Sentiers de résistance urbaine

Enjeux de piste

 

Le souvenir de la rafle de 1943 revient hanter le Nord du Vieux Port, mais des artistes performers permettent aux citoyens d’entrer en résistance en revivant l’histoire.

Avez-vous déjà remarqué ces pochoirs au sol qui racontent le passé de certains bâtiments marseillais ? Peut-être avez-vous également aperçu des individus suspects se réfugier à la hâte chez les commerçants du Vieux Port ? Dans le cadre d’Ici Même (1), RedPlexus, avec l’aide d’Ornic’art, a transformé le quartier en terrain de jeu, traçant un parcours entre les caméras de la ville et les bâtiments épargnés par la Seconde Guerre mondiale. Pendant plus d’une heure, les participants aux Sentiers de résistance urbaine vont incarner un clandestin ou un passeur. A l’aide des informations qu’ils reçoivent sur leur téléphone portable et d’un kit de survie qui comprend lecteur mp3, craie et plan du quartier, ils vont devoir déjouer la surveillance des caméras de sécurité. Ils ont également pour mission symbolique d’alléger une dette historique, celle de milliers de vies échangées contre la sauvegarde de certains lieux, comme l’Hôtel de Cabre ou la Maison Diamantée. Ce marché fut conclu entre les autorités allemandes et les collaborateurs marseillais. Les révélations du parcours sont graves et l’ambiance parfois pesante. Heureusement, les organisateurs ont insisté sur la dimension ludique de l’expérience. Les apprentis résistants ont par exemple l’occasion de se délasser au Grand Hôtel Beauvau, le temps de se prêter au jeu du cadavre exquis, puisque c’est à deux pas que se situait l’ancien repaire des surréalistes, le café Au brûleur des loups (aujourd’hui OM Café).
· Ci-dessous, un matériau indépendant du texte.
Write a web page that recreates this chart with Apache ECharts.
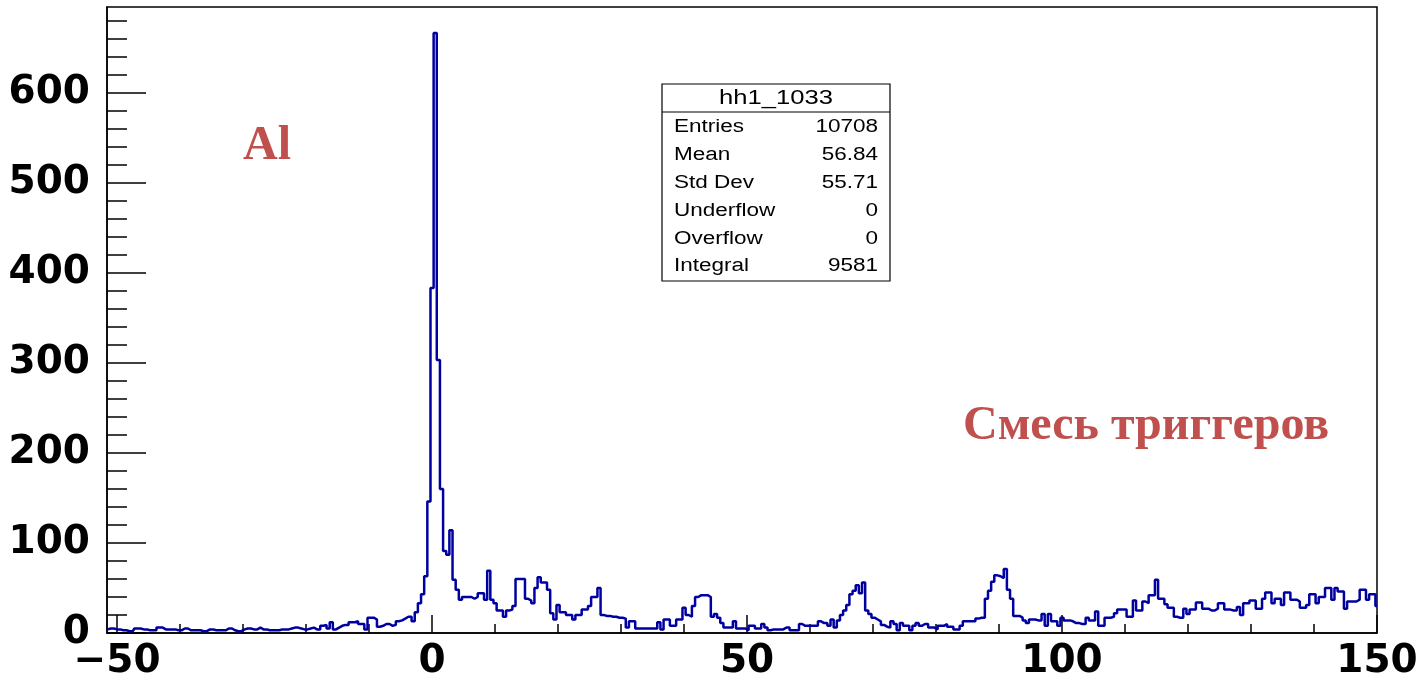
<!DOCTYPE html>
<html><head><meta charset="utf-8">
<script src="https://cdn.jsdelivr.net/npm/echarts@6/dist/echarts.min.js"></script>
<style>html,body{margin:0;padding:0;background:#fff}#c{width:1422px;height:678px}</style>
</head><body><div id="c"></div>
<script>
// Histogram hh1_1033: bins of width 0.5, first bin centred at -51.5
const BIN_FIRST_CENTER = -51.5;
const BIN_WIDTH = 0.5;

// counts, bins -51.5 .. -2.5
const countsTail = [4,5,5,4,4,3,3,2,2,5, 5,4,4,3,3,3,6,6,4,4, 4,4,3,3,5,5,3,3,3,3,
  2,2,4,4,3,3,3,3,5,5, 3,2,2,4,5,5,4,4,6,4, 4,3,3,3,3,4,4,4,5,6,
  6,5,4,4,5,6,4,4,8,9, 5,12,4,6,8,9,9,12,12,13, 10,10,4,17,17,15,7,8,10,10,
  8,9,13,14,16,18,18,13,23];
// counts, bins -2.0 .. 51.0
const countsPeak = [33,43,63,146,383,666,303,160,91,87, 114,59,48,37,40,40,40,38,40,44,
  44,37,69,37,33,25,25,18,25,26, 30,60,60,60,38,36,33,50,62,56,
  56,48,22,15,31,23,23,20,20,15, 20,20,26,26,30,40,40,50,20,19,
  19,18,18,17,17,16,6,13,13,5, 5,5,5,5,5,5,12,4,15,15,
  8,8,15,15,28,20,18,30,40,42, 42,42,40,18,21,17,11,6,6,6,
  13,5,5,5,3,8,8];
// counts, bins 51.5 .. 101.0
const countsMid = [5,5,10,6,3,4,4,4,4,6, 6,3,3,3,10,8,8,8,8,8,
  13,11,11,8,15,6,14,20,25,31, 43,47,53,44,56,25,21,17,15,13,
  9,7,6,13,10,3,11,8,8,3, 8,11,8,10,10,6,6,4,8,8,
  10,7,7,4,4,8,13,13,13,13, 16,17,17,38,47,57,64,63,61,71,
  48,38,19,19,17,14,11,15,15,14, 14,21,8,21,13,13,8,17,14,14];
// counts, bins 101.5 .. 150.0
const countsHigh = [13,11,11,10,10,17,14,14,24,8, 8,17,17,18,22,26,26,26,18,18,
  36,25,25,35,33,42,42,59,38,38, 32,28,28,18,17,17,27,21,26,26,
  34,34,27,27,25,25,27,33,33,26, 26,25,25,29,20,33,33,36,36,27,
  27,38,45,45,33,38,38,31,45,45, 37,37,35,28,28,31,43,43,33,40,
  40,50,50,37,50,46,46,27,35,35, 35,37,48,48,37,43,43,30];

const xMajorTicks = [-50, 0, 50, 100, 150];
const xMinorTicks = [-50,-40,-30,-20,-10,0,10,20,30,40,50,60,70,80,90,100,110,120,130,140,150];
const yMajorTicks = [0,100,200,300,400,500,600];
const yMinorTicks = [0,20,40,60,80,100,120,140,160,180,200,220,240,260,280,300,320,340,360,380,400,420,440,460,480,500,520,540,560,580,600,620,640,660,680];

const statTitle = 'hh1_1033';
const statLabels = ['Entries','Mean','Std Dev','Underflow','Overflow','Integral'];
const statValues = ['10708','56.84','55.71','0','0','9581'];

const annotationLeft = 'Al';
const annotationRight = 'Смесь триггеров';

const counts = countsTail.concat(countsPeak, countsMid, countsHigh);
const histData = counts.map((v, i) => [BIN_FIRST_CENTER + i * BIN_WIDTH, v]);

const chart = echarts.init(document.getElementById('c'), null, {renderer: 'canvas'});

const tickLine = {color: '#000', width: 1.5};
const labelFont = {fontFamily: 'DejaVu Sans', fontWeight: 'bold', fontSize: 39, color: '#000'};
const fmt = v => v < 0 ? '\u2212' + Math.abs(v) : String(v);

const graphics = [];
// stat box
const bx = 662, by = 84, bw = 228, bh = 197;
graphics.push({type: 'rect', shape: {x: bx, y: by, width: bw, height: bh}, style: {fill: '#fff', stroke: '#000', lineWidth: 1.2}, z: 100});
graphics.push({type: 'line', shape: {x1: bx, y1: 112, x2: bx + bw, y2: 112}, style: {stroke: '#000', lineWidth: 1.2}, z: 101});
graphics.push({type: 'text', x: bx + bw / 2, y: 98, scaleX: 1.28, z: 101,
  style: {text: statTitle, fontSize: 20, fontFamily: 'Liberation Sans', fill: '#000', align: 'center', verticalAlign: 'middle', textAlign: 'center', textVerticalAlign: 'middle'}});
const rowY = [127, 155.5, 183, 211, 239, 266];
statLabels.forEach((lab, i) => {
  graphics.push({type: 'text', x: 674, y: rowY[i], scaleX: 1.25, z: 101,
    style: {text: lab, fontSize: 18, fontFamily: 'Liberation Sans', fill: '#000', align: 'left', verticalAlign: 'middle', textAlign: 'left', textVerticalAlign: 'middle'}});
  graphics.push({type: 'text', x: 878, y: rowY[i], scaleX: 1.25, z: 101,
    style: {text: statValues[i], fontSize: 18, fontFamily: 'Liberation Sans', fill: '#000', align: 'right', verticalAlign: 'middle', textAlign: 'right', textVerticalAlign: 'middle'}});
});
graphics.push({type: 'text', x: 243, y: 147, z: 101,
  style: {text: annotationLeft, fontSize: 48, fontWeight: 'bold', fontFamily: 'Liberation Serif', fill: '#c0504d', align: 'left', verticalAlign: 'middle', textAlign: 'left', textVerticalAlign: 'middle'}});
graphics.push({type: 'text', x: 963, y: 427, z: 101,
  style: {text: annotationRight, fontSize: 48, fontWeight: 'bold', fontFamily: 'Liberation Serif', fill: '#c0504d', align: 'left', verticalAlign: 'middle', textAlign: 'left', textVerticalAlign: 'middle'}});

chart.setOption({
  animation: false,
  backgroundColor: '#fff',
  grid: {left: 107, top: 7, right: 45, bottom: 45, show: true, borderColor: '#000', borderWidth: 1.5, backgroundColor: 'transparent', outerBoundsMode: 'none', containLabel: false},
  xAxis: [
    {type: 'value', min: -51.6, max: 150, position: 'bottom',
     axisLine: {show: true, onZero: false, lineStyle: tickLine},
     axisTick: {show: true, inside: true, length: 18, customValues: xMajorTicks, lineStyle: tickLine},
     axisLabel: Object.assign({show: true, customValues: xMajorTicks, formatter: fmt, margin: 9}, labelFont),
     splitLine: {show: false}},
    {type: 'value', min: -51.6, max: 150, position: 'bottom',
     axisLine: {show: false, onZero: false},
     axisTick: {show: true, inside: true, length: 9, customValues: xMinorTicks, lineStyle: tickLine},
     axisLabel: {show: false},
     splitLine: {show: false}}
  ],
  yAxis: [
    {type: 'value', min: 0, max: 695, position: 'left',
     axisLine: {show: true, onZero: false, lineStyle: tickLine},
     axisTick: {show: true, inside: true, length: 39, customValues: yMajorTicks, lineStyle: tickLine},
     axisLabel: Object.assign({show: true, customValues: yMajorTicks, margin: 17}, labelFont),
     splitLine: {show: false}},
    {type: 'value', min: 0, max: 695, position: 'left',
     axisLine: {show: false, onZero: false},
     axisTick: {show: true, inside: true, length: 20, customValues: yMinorTicks, lineStyle: tickLine},
     axisLabel: {show: false},
     splitLine: {show: false}}
  ],
  series: [{
    type: 'line', step: 'middle', xAxisIndex: 0, yAxisIndex: 0,
    data: histData, showSymbol: false, symbol: 'none', clip: true,
    lineStyle: {color: '#0000a0', width: 2.5}
  }],
  graphic: graphics
});
</script>
</body></html>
S’il convient de ne pas dévoiler toutes les surprises que dissimulent les Sentiers de résistance urbaine, il semble utile de prévenir que la curiosité, la motivation et la réactivité sont de mise, afin de vivre pleinement l’expérience.

Après avoir revisité le passé, les participants en savent désormais plus sur une face obscure de l’histoire de leur ville. Et ils ont pu remarquer le nombre insoupçonné de caméras de surveillance qui quadrillent la cité phocéenne. Car c’est un équilibre précaire mais pertinent que nous proposent ces artistes marseillais, entre le devoir de mémoire des pertes infligées par un régime autoritaire du passé, et la prise de conscience d’une dimension coercitive des nouvelles technologies (lieux publics sous haute surveillance, traçabilité induite par les smartphones…). D’une semaine sur l’autre, RedPlexus est à l’écoute des retours, ce qui lui permet de corriger les petits ratés et de rendre l’expérience toujours plus intense. Deux autres parcours sont prévus cette année, portant sur d’autres thèmes, mais toujours autour de l’idée de résistance. Les Marseillais répondront-ils à l’appel du maquis ?

Adrien Courteau-Birais

 

Sentiers de résistance urbaine : tous les mercredis et samedis à 10h et 15h. Rens. www.redplexus.org

(1) Marquages au sol retraçant l’histoire des lieux significatifs de la « Zone libre » qu’était Marseille pendant la Seconde Guerre mondiale. Dans le cadre de Marseille-Provence 2013, Capitale européenne de la Culture.